-- start of DATA SEGMENT --
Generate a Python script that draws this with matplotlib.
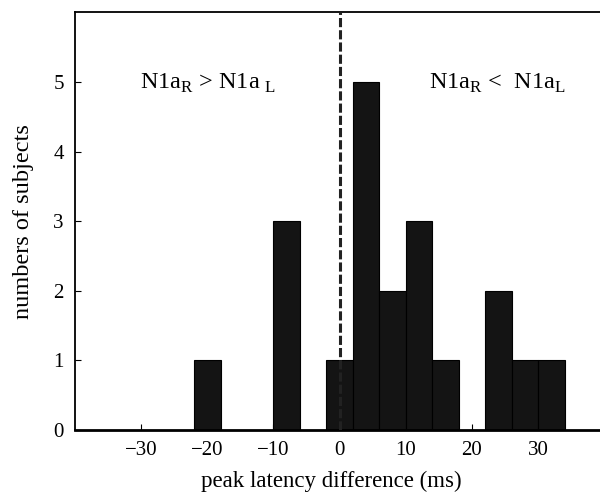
import numpy as np
import matplotlib
matplotlib.use("Agg")
import matplotlib.pyplot as plt

plt.rcParams['font.family'] = 'Liberation Serif'
plt.rcParams['mathtext.fontset'] = 'custom'
plt.rcParams['mathtext.rm'] = 'Liberation Serif'

# histogram bins (ms) and counts
bin_edges = [-22, -18, -14, -10, -6, -2, 2, 6, 10, 14, 18, 22, 26, 30, 34]
counts = [1, 0, 0, 3, 0, 1, 5, 2, 3, 1, 0, 2, 1, 1]
xticks = [-30, -20, -10, 0, 10, 20, 30]
yticks = [0, 1, 2, 3, 4, 5]

fig = plt.figure(figsize=(6, 4.94), dpi=100)
ax = fig.add_axes([0.125, 0.1296, 0.882, 0.8454])

lefts = np.array(bin_edges[:-1])
widths = np.diff(bin_edges)
ax.bar(lefts, counts, width=widths, align='edge',
       facecolor='#141414', edgecolor='black', linewidth=0.8, zorder=2)

ax.axvline(0, color='#222222', linewidth=2.2, dashes=(3, 1), zorder=3)

ax.text(-19.9, 4.98, r'N1a$_{\rm R}$ > N1a$_{\ \rm L}$', fontsize=17.5,
        ha='center', va='center')
ax.text(23.8, 4.98, r'N1a$_{\rm R}$ <  N1a$_{\rm L}$', fontsize=17.5,
        ha='center', va='center')

ax.set_xlim(-40, 40)
ax.set_ylim(0, 6)
ax.set_xticks(xticks)
ax.set_xticklabels(['\u2212%d' % -t if t < 0 else '%d' % t for t in xticks])
ax.set_yticks(yticks)
ax.tick_params(direction='in', length=4, width=0.8, labelsize=15,
               top=False, right=False, pad=8)
for s in ax.spines.values():
    s.set_linewidth(1.3)
ax.spines['bottom'].set_linewidth(2)

ax.set_xlabel('peak latency difference (ms)', fontsize=16.5)
ax.xaxis.set_label_coords(0.485, -0.097, transform=ax.transAxes)
ax.xaxis.label.set_va('top')
ax.set_ylabel('numbers of subjects', fontsize=17.5)
ax.yaxis.set_label_coords(-0.077, 0.5, transform=ax.transAxes)

fig.savefig('out.png', dpi=100)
-- end of DATA SEGMENT --
### [TASK INSTRUCTIONS]
Only lines with "matplotlib" are wanted here; list each of them.

### [WORKED SOLUTION]
Generate a Python script that draws this with matplotlib.
import matplotlib
matplotlib.use("Agg")
import matplotlib.pyplot as plt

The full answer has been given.